Obama’s legacy will look quite different if, after the midterm elections, he seeks and receives congressional authorization for the use of force against IS, especially if he also works with Congress on a framework statute that updates the 2001 AUMF to deal with the many emerging threats around the world in a principled, transparent manner with prudent limits. The president has always seemed to want to avoid doing anything that would place his fingerprints on extending the “war on terrorism.” But his fingerprints are all over such an extension already. His legacy would be significantly improved if he embeds that extension in a new legislative framework that is respectful of the separation of powers.

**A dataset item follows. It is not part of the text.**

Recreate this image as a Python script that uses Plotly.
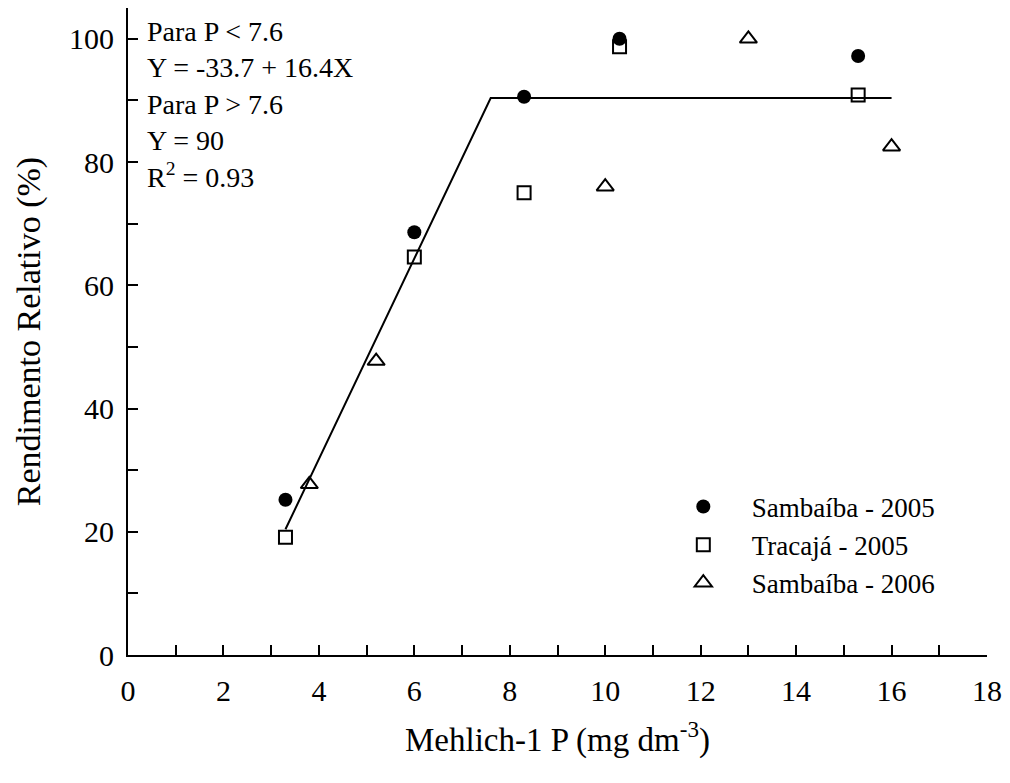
import plotly.graph_objects as go

# Data
samb05_x = [3.3, 6.0, 8.3, 10.3, 15.3]
samb05_y = [25.2, 68.6, 90.6, 100.0, 97.2]
trac05_x = [3.3, 6.0, 8.3, 10.3, 15.3]
trac05_y = [19.1, 64.6, 75.0, 98.7, 90.9]
samb06_x = [3.8, 5.2, 10.0, 13.0, 16.0]
samb06_y = [27.7, 47.7, 76.0, 100.0, 82.5]
fit_x = [3.3, 7.6, 16.0]
fit_y = [20.4, 90.4, 90.4]

FONT = "Liberation Serif"
NB = "\u00a0\u00a0"

fig = go.Figure()
fig.add_trace(go.Scatter(x=fit_x, y=fit_y, mode="lines", line=dict(color="black", width=2),
                         showlegend=False, hoverinfo="skip"))
fig.add_trace(go.Scatter(x=samb05_x, y=samb05_y, mode="markers", name=NB + "Sambaíba - 2005",
                         marker=dict(symbol="circle", size=14, color="black")))
fig.add_trace(go.Scatter(x=trac05_x, y=trac05_y, mode="markers", name=NB + "Tracajá - 2005",
                         marker=dict(symbol="square-open", size=13, color="black", line=dict(width=2))))
fig.add_trace(go.Scatter(x=samb06_x, y=samb06_y, mode="markers", name=NB + "Sambaíba - 2006",
                         marker=dict(symbol="triangle-up-open", size=15, color="black", line=dict(width=2))))

fig.add_annotation(
    x=0, y=1, xref="paper", yref="paper", xanchor="left", yanchor="top",
    xshift=17, yshift=-6, align="left", showarrow=False,
    text="Para P &lt; 7.6<br>Y = -33.7 + 16.4X<br>Para P &gt; 7.6<br>Y = 90<br>R<sup>2</sup> = 0.93",
    font=dict(family=FONT, size=28, color="black"),
)

fig.update_layout(
    width=1010, height=783,
    margin=dict(l=128, r=20, t=8, b=128),
    paper_bgcolor="white", plot_bgcolor="white",
    font=dict(family=FONT, color="black"),
    legend=dict(x=0.629, y=0.170, xanchor="left", yanchor="middle",
                font=dict(family=FONT, size=27, color="black"),
                bgcolor="rgba(0,0,0,0)", itemwidth=60, tracegroupgap=0),
    xaxis=dict(range=[0, 18], tickmode="linear", tick0=0, dtick=2,
               ticks="inside", ticklen=10, tickwidth=2, tickcolor="black",
               minor=dict(dtick=1, ticks="inside", ticklen=10, tickwidth=2, tickcolor="black"),
               showline=True, linecolor="black", linewidth=2, mirror=False,
               showgrid=False, zeroline=False, ticklabelstandoff=8,
               tickfont=dict(family=FONT, size=30, color="black"),
               title=dict(text="Mehlich-1 P (mg dm<sup>-3</sup>)",
                          font=dict(family=FONT, size=33, color="black"), standoff=22)),
    yaxis=dict(range=[0, 105], tickmode="linear", tick0=0, dtick=20,
               ticks="inside", ticklen=10, tickwidth=2, tickcolor="black",
               minor=dict(dtick=10, ticks="inside", ticklen=10, tickwidth=2, tickcolor="black"),
               showline=True, linecolor="black", linewidth=2, mirror=False,
               showgrid=False, zeroline=False, ticklabelstandoff=6,
               tickfont=dict(family=FONT, size=30, color="black"),
               title=dict(text="Rendimento Relativo (%)",
                          font=dict(family=FONT, size=34, color="black"), standoff=18)),
)

fig.write_html("out.html", config={"displayModeBar": False},
               post_script="document.body.style.margin='0';document.body.style.overflow='hidden';")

To engage Congress on these issues is not to commit to congressional supremacy. For those of us who see American leadership as indispensible to international security and who worry about future American declinism or isolationism, a strong presidency with broad authority to wield military force is critical. Over the past century, war powers have effectively shifted from Congress to the president in step with the vast growth in American military might and the global threats and responsibilities we face.
Formal congressional authorization for the president’s military actions nevertheless remains important not only in principle but also to discipline decision-making about military intervention and to ensure durable political backing for American strategy. Obama correctly stated last summer that “our democracy is stronger when the president and the people’s representatives stand together.” And yet, modern history shows that Congress dodges responsibility and will rarely get involved without a big push to do so from the president. In this context, only Obama can make the separation of powers work.